Stasiun televisi berbahasa Prancis itu mengatakan seorang wartawannya menyaksikan kepergian kendaraan polisi.

Orang yang paling dicari oleh polisi Prancis --Cherif Kouachi (32)-- dan kakaknya, yang berusia 34 tahun, adalah tersangka utama pembunuhan 10 wartawan dan dua polisi di Paris pada Rabu pagi (7/1) di mingguan Charlie Hebdo. Serangan itu diduga berkaitan dengan penyiaran gambar yang menghina Nabi Muhammad SAW.

Menurut beberapa laporan, Cherif Kouachi sebelumnya pernah diadili dengan tuduhan melakukan aksi teror dan menjalani hukuman penjara selama 18 bulan.

Sejauh ini, tak ada keterangan yang disiarkan mengenai operasi pencarian tersebut di Aisne, demikian laporan Xinhua.

Sementara itu, ribuan orang berkumpul di alun-alun Paris untuk malam kedua guna mengenang ke-12 korban penembakan di mingguan Charlie Hebdo pada Rabu.

Dengan membawa lilin, memegang pulpen dan kertas yang bertuliskan "Saya Charlie", kerumunan orang tersebut berteriak, "Kami tidak takut." Mereka melawan ancaman teror dan membela kebebasan pers, kata beberapa laporan setempat.

Pada Kamis, seluruh negeri itu menyelenggarakan perkabungan. Mengheningkan cipta selama satu menit dilakukan di seluruh negeri tersebut.

Bel Notre Dame de Pris berdentang pada tengah hari. Layanan Meter berhenti selama 60 detik dan bendera berkibar setengah tiang selama tiga hari untuk mengenang mereka yang tewas dalam penembakan di Paris.

Dalam kejadian lain, seorang polwan berusia 20 tahun tewas pada Kamis pagi dalam penembakan di Montrouge, Paris Selatan.

Seorang pria bersenjata yang memakai rompi anti-peluru melepaskan tembakan ke arah wanita polisi tersebut dan seorang pegawai sipil yang sedang menangani kecelakaan lalu lintas.

Walaupun Menteri Dalam Negeri Prancis Bernard Cazeneuve selama taklimat pada Kamis mengatakan bahwa tak ada bukti yang dapat menunjukkan kaitan antara kedua peristiwa tersebut, semua itu tetap saja menimbulkan tanda-tanya mengenai kebijakan pemerintah dalam menanggapi ancaman dan memelihara keamanan negeri tersebut.

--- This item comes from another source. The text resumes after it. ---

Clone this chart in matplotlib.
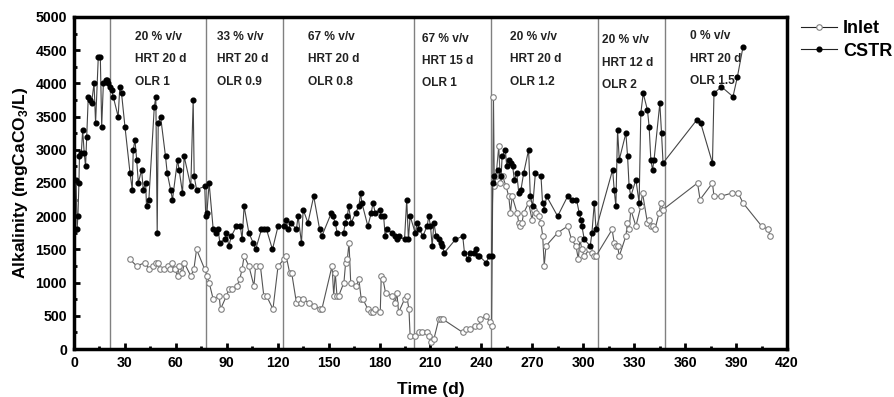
import matplotlib
matplotlib.use("Agg")
import matplotlib.pyplot as plt
from matplotlib.ticker import MultipleLocator

plt.rcParams['font.family'] = ['Liberation Sans', 'DejaVu Sans']
plt.rcParams['font.weight'] = 'bold'
plt.rcParams['mathtext.fontset'] = 'custom'
plt.rcParams['mathtext.rm'] = 'Liberation Sans:bold'
plt.rcParams['mathtext.bf'] = 'Liberation Sans:bold'

# ---------------- data ----------------
cstr_day = [1.2, 1.8, 2.3, 2.9, 3.2, 4.3, 5.1, 6.0, 6.8, 7.5, 8.4, 9.4, 10.3, 11.8, 12.7,
            14.3, 15.5, 16.3, 17.3, 18.6, 19.5, 20.3, 21.2, 22.2, 23.1, 26, 27, 28, 30,
            33, 34.3, 34.9, 35.9, 36.9, 37.9, 39.8, 40.8, 42.2, 42.7, 44.1, 47.3, 48.2, 49,
            49.6, 51, 53.9, 54.9, 56.9, 58, 61, 61.9, 63.9, 64.9, 68.8, 70.2, 70.8, 72.2,
            77, 77.6, 78.3, 79.6, 82, 83.9, 84.9, 85.9, 88.8, 89.8, 91.2, 92.7, 95.7, 98, 99,
            100.2, 103, 105.5, 107, 110.4, 111.8, 113.4, 116.9, 120.2, 123.7, 125, 126, 128,
            131, 132, 134, 135, 137.8, 141.2, 144.7, 146, 151.6, 152.5, 153.9, 155, 158.8,
            159.8, 161, 161.8, 163.3, 165.9, 167.8, 168.8, 169.6, 173.1, 175.1, 176.1, 177.5,
            180, 181, 182.4, 183.3, 184.3, 187.3, 189.2, 190.2, 191.2, 194.7, 196, 197, 198,
            201, 202.2, 203.5, 205.5, 208, 209, 210, 211, 212, 213.3, 214.9, 215.9, 216.9,
            218.2, 224.7, 229, 230, 232, 233, 235.9, 236.9, 237.8, 238.8, 242.7, 244.7, 246,
            246.7, 247.6, 249.6, 251.6, 252.2, 254.1, 254.9, 256, 257.5, 258.4, 259.4, 260.8,
            262, 263.3, 264.9, 267.8, 268.8, 270.2, 271.8, 275.1, 276, 277, 278.4, 284.9,
            290.8, 293.3, 296, 297.6, 298.6, 299.2, 300.6, 304.1, 305.1, 306.5, 307.5,
            317.3, 318.2, 319.2, 320.2, 321.2, 325.1, 326.1, 327, 328, 331, 332.9, 333.9,
            335.3, 337.8, 338.8, 339.8, 340.8, 341.7, 345.1, 346.1, 347, 366.9, 369.2, 376.1,
            377, 381.4, 388.2, 390.8, 394.1]
cstr_alk = [2550, 1800, 2000, 2500, 2900, 2950, 3300, 2950, 2750, 3200, 3800, 3750, 3700, 4000, 3400,
            4400, 4400, 3350, 4000, 4050, 4050, 4000, 3950, 3900, 3800, 3500, 3950, 3850, 3350,
            2650, 2400, 3000, 3150, 2850, 2500, 2700, 2400, 2500, 2150, 2250, 3650, 3800, 1750,
            3400, 3500, 2900, 2650, 2400, 2250, 2850, 2700, 2350, 2900, 2450, 3750, 2600, 2400,
            2450, 2000, 2050, 2500, 1800, 1750, 1800, 1600, 1650, 1750, 1550, 1700, 1850, 1850, 1650,
            2150, 1750, 1600, 1500, 1800, 1800, 1800, 1500, 1850, 1850, 1950, 1800, 1900,
            1800, 2000, 1600, 2100, 1900, 2300, 1800, 1700, 2050, 2000, 1900, 1750, 1750,
            1900, 2000, 2150, 1900, 2050, 2150, 2350, 2200, 1850, 2050, 2200, 2050,
            2100, 2000, 2000, 1700, 1800, 1750, 1700, 1650, 1700, 1650, 2250, 1650, 2000,
            1750, 1900, 1800, 1700, 1850, 2000, 1850, 1550, 1900, 1700, 1650, 1600, 1550,
            1450, 1650, 1700, 1450, 1350, 1450, 1450, 1500, 1400, 1400, 1300, 1400, 1400,
            2500, 2600, 2700, 2600, 2900, 3000, 2750, 2850, 2800, 2750, 2550, 2650,
            2350, 2400, 2650, 3000, 2300, 2150, 2650, 2600, 2200, 2100, 2300, 2000,
            2300, 2250, 2250, 2050, 1950, 1850, 1650, 1550, 1750, 2200, 1800,
            2700, 2400, 2150, 3300, 2850, 3250, 2900, 2450, 2300, 2550, 2200, 3550,
            3850, 3600, 3350, 2850, 2700, 2850, 3700, 3250, 2800, 3450, 3400, 2800,
            3850, 3950, 3800, 4100, 4550]

inlet_day = [33, 36.9, 41.8, 44.3, 46.7, 48.2, 49.2, 50.6, 53.2, 55.1, 56.5, 57.8, 59.4, 61, 61.9,
             63.9, 64.9, 68.8, 70.6, 72.2, 77, 78.4, 79.6, 82, 85.5, 86.3, 89.8, 91.2, 93.1, 96,
             97.6, 99, 100.2, 103, 106, 107, 109.8, 111.8, 113.4, 117.2, 120.2, 123.7, 125, 127,
             128.2, 131, 132.2, 133.5, 134.9, 138.2, 141.2, 145.1, 146, 152, 153, 153.9, 154.9,
             155.9, 159, 160, 161, 162, 163, 166.3, 167.8, 169.2, 170.2, 173.1, 175.1, 176.1,
             177.5, 180.4, 181, 182, 183.5, 187.5, 189.2, 190.2, 191.2, 194.7, 196, 197.3, 198,
             201, 203, 205, 208, 209, 210.4, 212, 214.9, 216.2, 217.2, 229, 231, 233, 236.5,
             238.4, 239.4, 242.7, 245, 246, 247.1, 247.6, 248.6, 250.2, 251.2, 252.5, 254.5,
             256.1, 257.1, 258.1, 261, 262, 263, 263.9, 264.9, 267.8, 269.8, 270.8, 272.2,
             273.7, 275.1, 276.1, 277, 278, 284.9, 290.8, 293.1, 295.7, 297.1, 298, 299.2,
             300.6, 303.5, 305.1, 306.5, 307.5, 317, 318.2, 319.2, 320.2, 321.2, 325.1, 326,
             327, 328, 331, 333.9, 334.9, 337.8, 338.8, 339.8, 340.8, 342.2, 344.7, 345.7, 347,
             367.3, 368.8, 376.1, 377, 381, 387.8, 391.2, 394.1, 405.1, 409, 410]
inlet_alk = [1350, 1250, 1300, 1200, 1250, 1300, 1300, 1200, 1200, 1250, 1200, 1300, 1200, 1100, 1250,
             1150, 1300, 1100, 1200, 1500, 1200, 1100, 1000, 750, 800, 600, 800, 900, 900, 950,
             1050, 1200, 1400, 1250, 950, 1250, 1250, 800, 800, 600, 1250, 1350, 1400, 1150,
             1150, 700, 750, 700, 750, 700, 650, 600, 600, 1250, 800, 1150, 800,
             800, 1000, 1300, 1350, 1600, 1000, 950, 1050, 750, 750, 600, 550, 550,
             600, 550, 1100, 1050, 850, 800, 700, 850, 550, 750, 800, 600, 200,
             200, 250, 250, 250, 200, 100, 150, 450, 450, 450, 250, 300, 300, 350,
             350, 450, 500, 400, 350, 3800, 2450, 2600, 3050, 2500, 2600, 2450,
             2300, 2050, 2300, 2050, 1900, 1850, 1900, 2050, 2200, 1950, 2100, 2050,
             2000, 1900, 1700, 1250, 1550, 1750, 1850, 1650, 1550, 1350, 1650, 1500,
             1400, 1500, 1450, 1400, 1400, 1800, 1600, 1550, 1550, 1400, 1700, 1900,
             1800, 2100, 1850, 2150, 2350, 1900, 1950, 1850, 1850, 1800, 2050, 2200, 2100,
             2500, 2250, 2500, 2300, 2300, 2350, 2350, 2200, 1850, 1800, 1700]

phase_bounds = [21, 78, 123, 200, 245.5, 308.5, 348]
phase_labels = [
    "20 % v/v\nHRT 20 d\nOLR 1",
    "33 % v/v\nHRT 20 d\nOLR 0.9",
    "67 % v/v\nHRT 20 d\nOLR 0.8",
    "67 % v/v\nHRT 15 d\nOLR 1",
    "20 % v/v\nHRT 20 d\nOLR 1.2",
    "20 % v/v\nHRT 12 d\nOLR 2",
    "0 % v/v\nHRT 20 d\nOLR 1.5",
]
label_x = [36, 84.5, 138, 205, 257, 311, 363]
label_y = [4790, 4790, 4790, 4765, 4790, 4740, 4800]

# ---------------- figure ----------------
fig = plt.figure(figsize=(8.95, 3.97), dpi=100)
ax = fig.add_axes([0.0827, 0.1209, 0.7966, 0.8363])

for b in phase_bounds:
    ax.axvline(b, color='#808080', lw=1.0, zorder=1)

ax.plot(inlet_day, inlet_alk, '-o', color='#555555', lw=0.8, ms=4.0,
        mfc='white', mec='#808080', mew=0.8, label='Inlet', zorder=3)
ax.plot(cstr_day, cstr_alk, '-o', color='#444444', lw=0.8, ms=3.4,
        mfc='black', mec='black', label='CSTR', zorder=4)

for x, y, t in zip(label_x, label_y, phase_labels):
    ax.text(x, y, t, ha='left', va='top', fontsize=8.6, fontweight='bold',
            linespacing=2.15, color='#222222')

ax.set_xlim(0, 420)
ax.set_ylim(0, 5000)
ax.xaxis.set_major_locator(MultipleLocator(30))
ax.xaxis.set_minor_locator(MultipleLocator(15))
ax.yaxis.set_major_locator(MultipleLocator(500))
ax.yaxis.set_minor_locator(MultipleLocator(250))
ax.tick_params(which='major', direction='in', length=4.5, width=2.0, labelsize=10.2, pad=5)
ax.tick_params(which='minor', direction='in', length=2.5, width=2.0)
for lab in ax.get_xticklabels() + ax.get_yticklabels():
    lab.set_fontweight('bold')
for s in ax.spines.values():
    s.set_linewidth(2.5)

ax.set_xlabel('Time (d)', fontsize=12.5, fontweight='bold', labelpad=9)
ax.set_ylabel(r'Alkalinity (mgCaCO$_\mathbf{3}$/L)', fontsize=12.5, fontweight='bold', labelpad=4)

leg = ax.legend(loc='upper left', bbox_to_anchor=(1.01, 1.012), frameon=False,
                prop={'size': 13, 'weight': 'bold'}, handlelength=2.0, handletextpad=0.3,
                labelspacing=0.3, borderaxespad=0.0)
for h in leg.legend_handles:
    h.set_color('#222222')

fig.savefig('out.png', dpi=100)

Sebelumnya kelompok fanatik Negara Islam mendesak pengikutnya agar melakukan serangan di Prancis sebagai tanggapan atas serangannya terhadap sasaran IS di Irak dan Suriah.

Serangan itu juga dikhawatirkan menyulut perasaan anti-Islam di negara tempat partai kanan-jauh dan anti-imigrasi, Front Nasional, memiliki pengaruh. Sebanyak lima juta Muslim tinggal di Prancis, masyarakat Muslim terbesar di Eropa.

Sementara itu Dewan Muslim Prancis menyeru semua imam di seluruh masjid di Prancis agar dengan sekeras mungkin mengutuk kekerasan dan aksi teror dari mana pun datangnya.